The GHB was also adopted in Thailand; around 1921, King Rama VI ordered a set to accompany the marching exercises of the Sua Pa, or Wild Tiger Corps (a royal guard unit which had previously practiced to the sounds of an oboe called pi chawa). Although the bagpipes arrived from the British Isles with a user's manual, no one was able to figure out how to play them, so the bassoon player Khun Saman Siang-prajak went to the British Embassy and learned how to play the instrument with the British soldiers, until he was satisfied. He then returned to teach the Thai pipe band, until they could perform properly. The band, which plays Thai as well as Scottish tunes, still practices at Vachiravuth High School in Bangkok, which is named for Rama VI.
Pollig Monjarret introduced the GHB to Brittany during the Celtic revival of the 1920s Breton folk music scene, inventing the bagad, a pipe band incorporating the GHB, the Scottish pipe band drum section, the bombarde and recently, almost any added grouping of wind instruments, e.g. saxophones, brass instruments, such as the trumpet and trombone, etc. Well known bagads include Bagad Brieg, Bagad Kemper, and Bagad Cap Caval. In Brittany, the GHB is known as the biniou braz, in contrast to the biniou kozh, the small traditional Breton bagpipe.
In Ireland, a presumably related instrument is seen in a woodcut by Derrick (an Elizabethan Englishman), in his book, entitled, "Derrick's Image of Ireland", circa 1580, showing a piper leading a group of soldiers and playing a two drone instrument with a long chanter. This instrument apparently died out in Ireland during the 1700s. In the late 1800s a number of Irish pipers attempted a romantic revival with the Brian Boru pipe (see below). Another version of a revived "Irish" bagpipe was essentially a GHB with a bass drone and a single tenor. This has been coined the Irish Warpipes in recent times.
The Great Highland Bagpipe is classified as a woodwind instrument, like the bassoon, oboe or clarinet, although its design is decidedly different from any other instrument. Although it is classified as a double-reed instrument, the reeds are all closed inside the wooden stocks, instead of being played directly by mouth as other woodwinds are. The GHB actually has four reeds; the chanter reed (double), two tenor drone reeds (single), and one bass drone reed (single). See Bagpipes.
The Gaelic word pìobaireachd simply means "pipe music", but it has been adapted into English as "Pibroch". In Gaelic, this, the "Great Music" of the GHB is referred to as Ceòl Mòr, and "light music" (such as marches and dance tunes) is referred to as Ceòl Beag.
Ceòl Mòr consists of a slow ground movement (Gaelic ùrlar) which is a simple theme, then a series of increasingly complex variations on this theme, and ends with a return to the ground. Ceòl Beag includes marches (2/4, 4/4, 6/8, 3/4, etc), dance tunes (particularly strathspeys, reels, hornpipes, and jigs), slow airs, and more. The Ceòl Mòr style was developed by the well-patronized dynasties of bagpipers - MacArthurs, MacGregors, Rankins, and especially the MacCrimmons - and seems to have emerged as a distinct form during the seventeenth century.

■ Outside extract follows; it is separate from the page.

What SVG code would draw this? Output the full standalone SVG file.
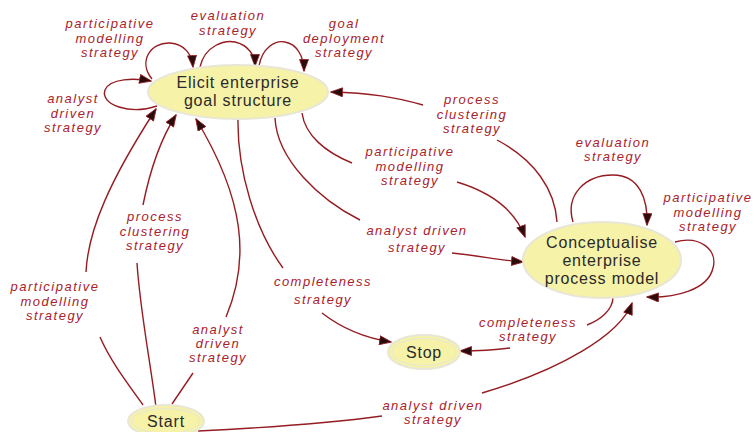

Compared to many other musical instruments, the GHB is limited by its range (nine notes), lack of dynamics (ability to change the volume of the notes), and lack of rests. The latter due to the fact that the airflow to the reeds is continuous until the player stops playing completely. The GHB is a closed reed instrument, which means that the four reeds are completely encased within the instrument and the player cannot change the sound of the instrument via mouth position or tonguing. As a result, notes cannot be separated by simply stopping blowing or tonguing so gracenotes and combinations of gracenotes, called embellishments, are used for this purpose. These more complicated ornaments using two or more gracenotes include doublings, taorluaths, throws, grips, birls. There are also a set of ornaments usually used for pìobaireachd, for example the dare, vedare, chedare, darado, taorluath and crunluath. Some of these embellishments have found their way into light music over the course of the 20th century. These embellishments are also used for note emphasis, for example to emphasize the beat note or other phrasing patterns. These three single gracenotes (G, D, and E) are the most commonly used and are often played in succession. All gracenotes are performed rapidly, by quick finger movements, giving an effect similar to tonguing or articulation on modern wind instruments. Due to the lack of rests and dynamics, all expression in GHB music comes from the use of embellishments and to a larger degree by varying the duration of notes. Despite the fact that most GHB music is highly rhythmically regimented and structured, proper phrasing of all types of GHB music relies heavily on rubato, the ability of the player to stretch specific notes within a phrase or measure. In particular, the main beats of each bar and phrase are played in strict time, but the off-beats of sub-divisions within each beat are flexible.